"""
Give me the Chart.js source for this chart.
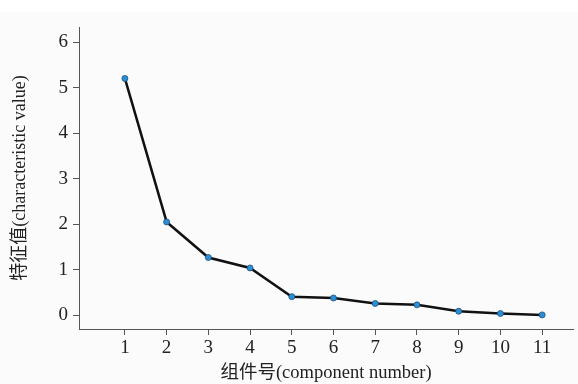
<!DOCTYPE html>
<html>
<head>
<meta charset="utf-8">
<script src="https://cdn.jsdelivr.net/npm/chart.js@4.4.1/dist/chart.umd.min.js"></script>
<style>
  html, body { margin: 0; padding: 0; background: #fff; }
  #wrap { width: 578px; height: 384px; }
</style>
</head>
<body>
<div id="wrap"><canvas id="scree" width="578" height="384"></canvas></div>
<script>
// Datos del gráfico de sedimentación
const components = [1, 2, 3, 4, 5, 6, 7, 8, 9, 10, 11];
const eigenvalues = [5.2, 2.05, 1.27, 1.04, 0.41, 0.38, 0.26, 0.23, 0.09, 0.04, 0.01];
const yTicks = [0, 1, 2, 3, 4, 5, 6];
const xTitle = "组件号(component number)";
const yTitle = "特征值(characteristic value)";

const serif = "'Liberation Serif', 'Noto Sans CJK SC', serif";
const axisColor = "#555";

// Fondo gris claro
const bgPlugin = {
    id: 'bg',
    beforeDraw(chart) {
        const c = chart.ctx;
        c.save();
        c.fillStyle = "#fbfbfb";
        c.fillRect(0, 12, chart.width, chart.height - 12);
        c.restore();
    }
};

const ctx = document.getElementById('scree').getContext('2d');
new Chart(ctx, {
    type: 'line',
    data: {
        datasets: [{
            data: components.map((c, i) => ({ x: c, y: eigenvalues[i] })),
            borderColor: '#111',
            borderWidth: 2.5,
            pointRadius: 3,
            pointBackgroundColor: '#2b8fd8',
            pointBorderColor: '#1a4f7a',
            pointBorderWidth: 0.8,
            tension: 0
        }]
    },
    options: {
        responsive: false,
        animation: false,
        layout: { padding: { top: 27, right: 5, left: 0, bottom: 0 } },
        plugins: { legend: { display: false }, tooltip: { enabled: false } },
        scales: {
            x: {
                type: 'linear',
                min: -0.1,
                max: 11.74,
                afterBuildTicks: (s) => { s.ticks = components.map(v => ({ value: v })); },
                afterFit: (s) => { s.height = 55; },
                grid: { drawOnChartArea: false, tickLength: 6, color: axisColor },
                border: { display: true, color: axisColor, width: 1 },
                ticks: { color: '#222', font: { family: serif, size: 19 }, padding: 2, maxRotation: 0 },
                title: { display: true, text: xTitle, color: '#222', font: { family: serif, size: 18.5 }, padding: { top: 0, bottom: 0 } }
            },
            y: {
                min: -0.3,
                max: 6.33,
                afterBuildTicks: (s) => { s.ticks = yTicks.map(v => ({ value: v })); },
                afterFit: (s) => { s.width = 79; },
                grid: { drawOnChartArea: false, tickLength: 6, color: axisColor },
                border: { display: true, color: axisColor, width: 1 },
                ticks: { color: '#222', font: { family: serif, size: 19 }, padding: 5 },
                title: { display: true, text: yTitle, color: '#222', font: { family: serif, size: 18 }, padding: { top: 9, bottom: 0 } }
            }
        }
    },
    plugins: [bgPlugin]
});
</script>
</body>
</html>
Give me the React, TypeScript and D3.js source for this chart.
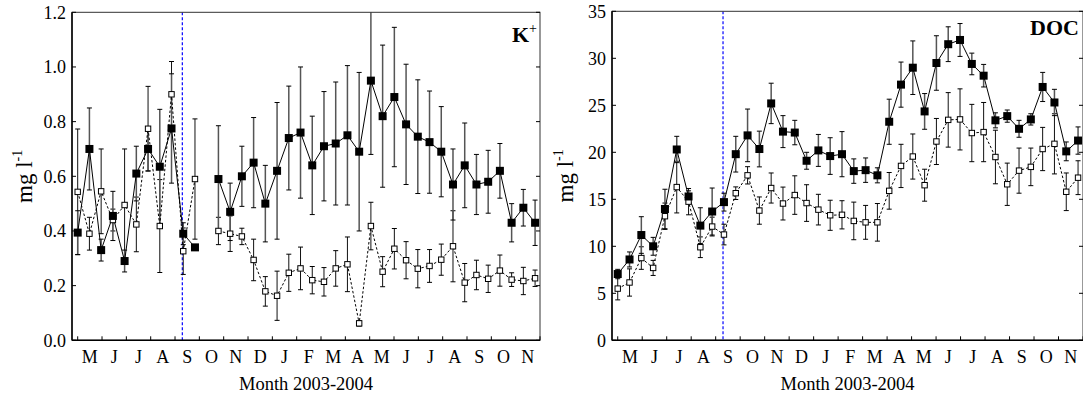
"""
* [Objective]
Write the entries above out in full, exactly, with no images.

* [Answer in full]
Give me the Chart.js source for this chart.
<!DOCTYPE html>
<html>
<head>
<meta charset="utf-8">
<script src="https://cdn.jsdelivr.net/npm/chart.js@4.4.1/dist/chart.umd.min.js"></script>
<style>
  html, body { margin: 0; padding: 0; background: #fff; }
  #wrap { width: 578px; height: 384px; }
</style>
</head>
<body>
<div id="wrap"><canvas id="scree" width="578" height="384"></canvas></div>
<script>
// Datos del gráfico de sedimentación
const components = [1, 2, 3, 4, 5, 6, 7, 8, 9, 10, 11];
const eigenvalues = [5.2, 2.05, 1.27, 1.04, 0.41, 0.38, 0.26, 0.23, 0.09, 0.04, 0.01];
const yTicks = [0, 1, 2, 3, 4, 5, 6];
const xTitle = "组件号(component number)";
const yTitle = "特征值(characteristic value)";

const serif = "'Liberation Serif', 'Noto Sans CJK SC', serif";
const axisColor = "#555";

// Fondo gris claro
const bgPlugin = {
    id: 'bg',
    beforeDraw(chart) {
        const c = chart.ctx;
        c.save();
        c.fillStyle = "#fbfbfb";
        c.fillRect(0, 12, chart.width, chart.height - 12);
        c.restore();
    }
};

const ctx = document.getElementById('scree').getContext('2d');
new Chart(ctx, {
    type: 'line',
    data: {
        datasets: [{
            data: components.map((c, i) => ({ x: c, y: eigenvalues[i] })),
            borderColor: '#111',
            borderWidth: 2.5,
            pointRadius: 3,
            pointBackgroundColor: '#2b8fd8',
            pointBorderColor: '#1a4f7a',
            pointBorderWidth: 0.8,
            tension: 0
        }]
    },
    options: {
        responsive: false,
        animation: false,
        layout: { padding: { top: 27, right: 5, left: 0, bottom: 0 } },
        plugins: { legend: { display: false }, tooltip: { enabled: false } },
        scales: {
            x: {
                type: 'linear',
                min: -0.1,
                max: 11.74,
                afterBuildTicks: (s) => { s.ticks = components.map(v => ({ value: v })); },
                afterFit: (s) => { s.height = 55; },
                grid: { drawOnChartArea: false, tickLength: 6, color: axisColor },
                border: { display: true, color: axisColor, width: 1 },
                ticks: { color: '#222', font: { family: serif, size: 19 }, padding: 2, maxRotation: 0 },
                title: { display: true, text: xTitle, color: '#222', font: { family: serif, size: 18.5 }, padding: { top: 0, bottom: 0 } }
            },
            y: {
                min: -0.3,
                max: 6.33,
                afterBuildTicks: (s) => { s.ticks = yTicks.map(v => ({ value: v })); },
                afterFit: (s) => { s.width = 79; },
                grid: { drawOnChartArea: false, tickLength: 6, color: axisColor },
                border: { display: true, color: axisColor, width: 1 },
                ticks: { color: '#222', font: { family: serif, size: 19 }, padding: 5 },
                title: { display: true, text: yTitle, color: '#222', font: { family: serif, size: 18 }, padding: { top: 9, bottom: 0 } }
            }
        }
    },
    plugins: [bgPlugin]
});
</script>
</body>
</html>
Give me the React, TypeScript and D3.js source for this chart.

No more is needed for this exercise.